Create one query that goes back X days and make that hidden. Then make another query that divides with the first one and set the offset to -1. It looks like this:

Creating an alert

In 2021 we moved to use AlertManager in Grafana. To setup an alert for AlertManager you need to make sure you add AlertManager in the send to field in the alerts.

You also need to add tags to your alerts. To make sure the alerts reach the performance team you need to add two tags: team and severity. The team tag needs to have the value perf and the severity tag should have the value critical or warning (depending on the severity of the alert).

We also use tags to add extra info about the alerts. The following tags are used at the moment but feel free to add more:

metric - the value shows what metric that fired the alert. By tagging the metric, its easier to find other alerts that also fired at the same time
tool - what tool that fired the alert. Values can be rum (real user measurements), webpagetest, webpagereplay, sitespeed.io.
dashboard - the link to the current alert dashboard. At the moment Grafana/AlertManager aren't best friends so you need to give the link to the dashboard so you can find the actual dashboard directly from the alert. This is important, please add the link.
drilldown - link to other dashboard that hold more info about the metric that fired. For example a dashboard that shows all metric collected for a URL that failed or RUM metrics that give more insights to what could be wrong.

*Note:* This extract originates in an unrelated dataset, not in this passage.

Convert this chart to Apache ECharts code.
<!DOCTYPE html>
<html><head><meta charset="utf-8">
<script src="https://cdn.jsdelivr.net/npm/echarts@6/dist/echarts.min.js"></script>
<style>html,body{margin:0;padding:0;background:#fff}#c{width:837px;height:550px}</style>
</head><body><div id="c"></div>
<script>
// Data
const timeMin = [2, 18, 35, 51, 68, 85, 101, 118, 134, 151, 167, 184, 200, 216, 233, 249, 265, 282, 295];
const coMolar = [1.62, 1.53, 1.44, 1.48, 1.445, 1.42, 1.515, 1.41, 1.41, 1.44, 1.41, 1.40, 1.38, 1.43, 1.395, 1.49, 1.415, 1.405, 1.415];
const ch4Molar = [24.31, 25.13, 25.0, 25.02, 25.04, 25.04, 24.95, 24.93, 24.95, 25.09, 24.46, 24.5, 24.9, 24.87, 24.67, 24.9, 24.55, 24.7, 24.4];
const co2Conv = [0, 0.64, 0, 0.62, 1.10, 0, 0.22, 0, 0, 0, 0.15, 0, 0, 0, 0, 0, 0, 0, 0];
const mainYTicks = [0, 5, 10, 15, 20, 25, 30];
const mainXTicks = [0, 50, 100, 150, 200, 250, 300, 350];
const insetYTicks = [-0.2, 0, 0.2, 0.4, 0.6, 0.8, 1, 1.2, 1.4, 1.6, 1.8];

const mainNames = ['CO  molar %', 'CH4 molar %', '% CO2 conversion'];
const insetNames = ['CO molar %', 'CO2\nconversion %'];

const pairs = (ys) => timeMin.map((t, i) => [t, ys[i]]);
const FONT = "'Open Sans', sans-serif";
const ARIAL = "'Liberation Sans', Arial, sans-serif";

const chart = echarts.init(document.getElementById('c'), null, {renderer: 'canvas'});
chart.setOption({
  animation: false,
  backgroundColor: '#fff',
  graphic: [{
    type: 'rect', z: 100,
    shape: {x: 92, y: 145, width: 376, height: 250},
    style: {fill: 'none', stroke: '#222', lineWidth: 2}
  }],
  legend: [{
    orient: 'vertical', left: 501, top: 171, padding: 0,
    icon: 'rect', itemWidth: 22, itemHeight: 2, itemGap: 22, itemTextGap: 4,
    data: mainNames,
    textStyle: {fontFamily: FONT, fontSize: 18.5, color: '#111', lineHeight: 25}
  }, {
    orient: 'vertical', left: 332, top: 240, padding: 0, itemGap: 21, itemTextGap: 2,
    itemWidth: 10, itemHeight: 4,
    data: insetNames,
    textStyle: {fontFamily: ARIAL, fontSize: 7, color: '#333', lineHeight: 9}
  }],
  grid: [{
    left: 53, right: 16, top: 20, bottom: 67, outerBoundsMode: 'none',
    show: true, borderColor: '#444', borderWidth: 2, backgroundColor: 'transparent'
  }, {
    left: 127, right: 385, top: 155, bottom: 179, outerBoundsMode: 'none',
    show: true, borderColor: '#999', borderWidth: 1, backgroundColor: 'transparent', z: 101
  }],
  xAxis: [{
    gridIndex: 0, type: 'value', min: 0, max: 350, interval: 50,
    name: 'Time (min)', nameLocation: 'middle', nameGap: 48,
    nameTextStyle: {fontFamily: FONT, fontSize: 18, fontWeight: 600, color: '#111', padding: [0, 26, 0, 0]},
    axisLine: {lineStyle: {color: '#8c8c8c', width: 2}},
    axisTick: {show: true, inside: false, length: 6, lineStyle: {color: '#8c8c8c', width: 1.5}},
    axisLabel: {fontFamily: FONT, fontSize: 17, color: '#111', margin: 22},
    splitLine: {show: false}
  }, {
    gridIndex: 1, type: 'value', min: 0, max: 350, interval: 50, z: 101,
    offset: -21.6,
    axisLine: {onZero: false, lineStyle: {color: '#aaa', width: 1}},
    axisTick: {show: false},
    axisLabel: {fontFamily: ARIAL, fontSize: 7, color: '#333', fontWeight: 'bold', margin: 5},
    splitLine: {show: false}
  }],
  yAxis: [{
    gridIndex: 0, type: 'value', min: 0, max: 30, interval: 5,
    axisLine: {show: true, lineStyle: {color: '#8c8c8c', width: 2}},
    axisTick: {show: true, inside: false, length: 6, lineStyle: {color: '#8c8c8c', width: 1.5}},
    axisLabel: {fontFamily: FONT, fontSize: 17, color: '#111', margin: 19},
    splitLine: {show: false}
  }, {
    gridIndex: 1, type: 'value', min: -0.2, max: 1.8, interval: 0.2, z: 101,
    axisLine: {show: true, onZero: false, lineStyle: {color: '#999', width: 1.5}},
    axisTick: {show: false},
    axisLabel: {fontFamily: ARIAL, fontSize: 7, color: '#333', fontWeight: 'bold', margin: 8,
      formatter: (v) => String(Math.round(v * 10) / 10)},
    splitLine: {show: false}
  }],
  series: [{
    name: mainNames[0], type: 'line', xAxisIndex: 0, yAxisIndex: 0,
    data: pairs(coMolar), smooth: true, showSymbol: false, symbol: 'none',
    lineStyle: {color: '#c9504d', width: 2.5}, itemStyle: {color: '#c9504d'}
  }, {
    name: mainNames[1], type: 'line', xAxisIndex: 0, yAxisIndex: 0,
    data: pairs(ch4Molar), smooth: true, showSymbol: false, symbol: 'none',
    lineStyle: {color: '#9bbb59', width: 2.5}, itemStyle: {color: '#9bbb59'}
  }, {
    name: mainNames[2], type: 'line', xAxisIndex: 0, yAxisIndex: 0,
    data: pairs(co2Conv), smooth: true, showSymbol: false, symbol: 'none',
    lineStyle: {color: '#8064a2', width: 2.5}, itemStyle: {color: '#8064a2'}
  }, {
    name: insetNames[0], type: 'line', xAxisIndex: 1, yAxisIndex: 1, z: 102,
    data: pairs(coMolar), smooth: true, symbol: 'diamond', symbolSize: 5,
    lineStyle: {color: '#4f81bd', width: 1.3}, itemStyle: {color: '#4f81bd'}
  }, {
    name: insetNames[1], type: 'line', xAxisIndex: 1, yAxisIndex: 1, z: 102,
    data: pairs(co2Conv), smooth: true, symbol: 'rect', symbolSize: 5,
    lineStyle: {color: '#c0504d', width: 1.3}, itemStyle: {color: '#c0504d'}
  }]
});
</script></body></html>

In the future we also want to include a link to the current runbook for each alert.

The tags will look something like this when you are done:

When you create your alert you need to make sure that it's evaluated often so that the AlertManager understands that it is the same alert that fires. At the moment we use evaluate every 3 minutes. If you don't evaluate often, alerts will fire and you will give multiple emails for the same alert.